WA: How mobile is Anu Solomon?
Rod Smith: He’s slippery. I tease him. If you clock him in the 40 he will probably run you 4.8 at his best. He’s more slippery, elusive than he is fast and that is a good trait.
WA: Is there a point in camp where you are watching Anu and you think to yourself, that’s my starter?
Rod Smith: No, I don’t want to say that because we want to make it a competition. You see things where you are like ‘okay, he can potentially be our guy.’ He has certain characteristics that we like, but to say that's our guy, we don’t want to put it that way.
It’s evaluated over practices and performance and done daily. He will be evaluated tomorrow and will be the starter on Saturday. Not to put pressure on him, but we want all our guys to play well and if you don’t play well, we will have other guys that are ready.
If he does, then he will be continue to be the starter. We told him not to look over his shoulder, but we will have other guys ready.
WA: When you recruited Anu out of high school, is this the progression you expected?
Rod Smith: We thought he could be pretty good and I think he is starting to come into his own. Now, he hasn’t played a game, so for me to say how good he is, it’s very premature.
From practice standards, he is starting to come in from what he hoped he could do and he still has a ways to go. He’s nowhere near a finished product. This kid is a redshirt freshman. I need to remember that and we need to remember that. He’s still a young pup, but he has a chance.
WA: Is that exciting knowing he is not a finished product?
Rod Smith: Absolutely. Any kid that is like that, there is more molding, there is more coaching to do and he has a long way to go. He’s progressed, he is night and day then what he was from the spring.
WA: He talks a lot about his calm demeanor and how he is trying to change that a bit, have you seen it?
Rod Smith: Maybe a little. You want a guy to be aggressive and take charge and there is good and bad to that. The bad is that you want to him to be more aggressive, you want him to be more vocal, you want him to take charge more.
The good is that when stuff goes bad, he doesn’t get fazed.

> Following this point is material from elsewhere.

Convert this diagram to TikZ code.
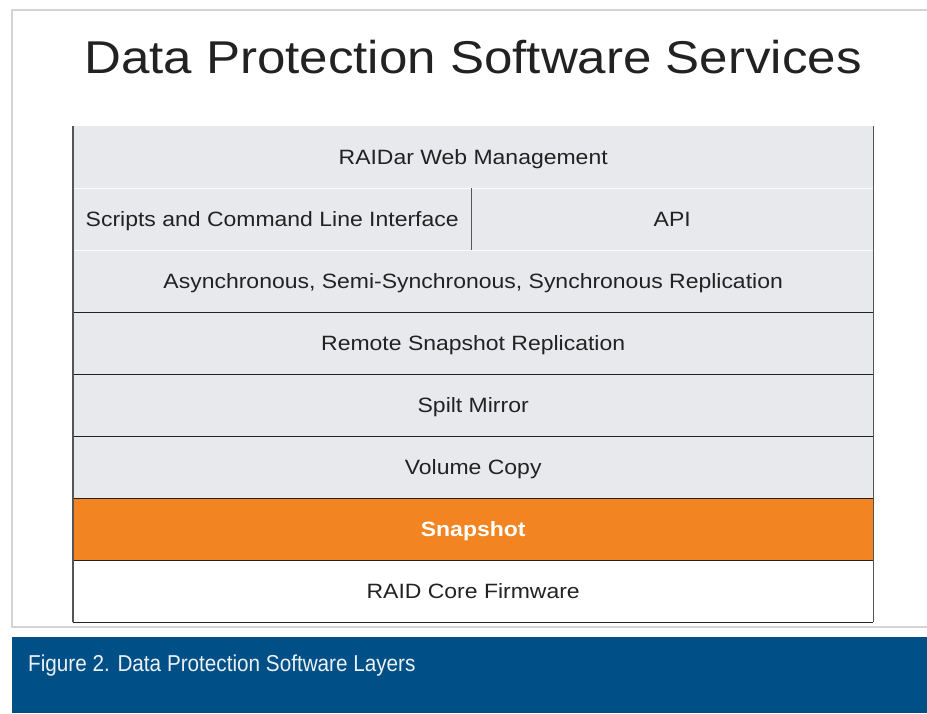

When you get up in his tail, he doesn’t get fazed. There’s good and bad that comes with that and if he can accentuate what he needs to work on and become more of a leader, more of a voice of the offense, then he will be at the best of his ability.
When things go bad though, it is nice to have somebody that is not going to get shook and I don’t think he is going to get shook.
WA: How do you handle playbook stuff with a player starting his first game?
Rod Smith: Honestly, we won’t do a whole lot. There is quantity in the options and different things off of what we do in terms of the pass game, run game. There could be three or four different things going on.
They could run this route versus that coverage and break it off versus this coverage, so that’s where the comfort level and the quarterbacks and wideouts have to be on the same page. We don’t do a whole lot, but we have options.
WA: Is there any way to avoid nerves?
Rod Smith: No, I don’t think so. If you aren’t nervous, you are not a competitor. You know what the nerves are? The nerves are you don’t want to fail. If you knew you weren’t going to fail, would you be nervous?
If I’m playing a game, I don’t want to fail, so the nerves are going to be there. The more you prepare mentally, the less those nerves will be. You still have to go out there and do it on the field, but I think it is good to have the nerves because that is what is going to drive him.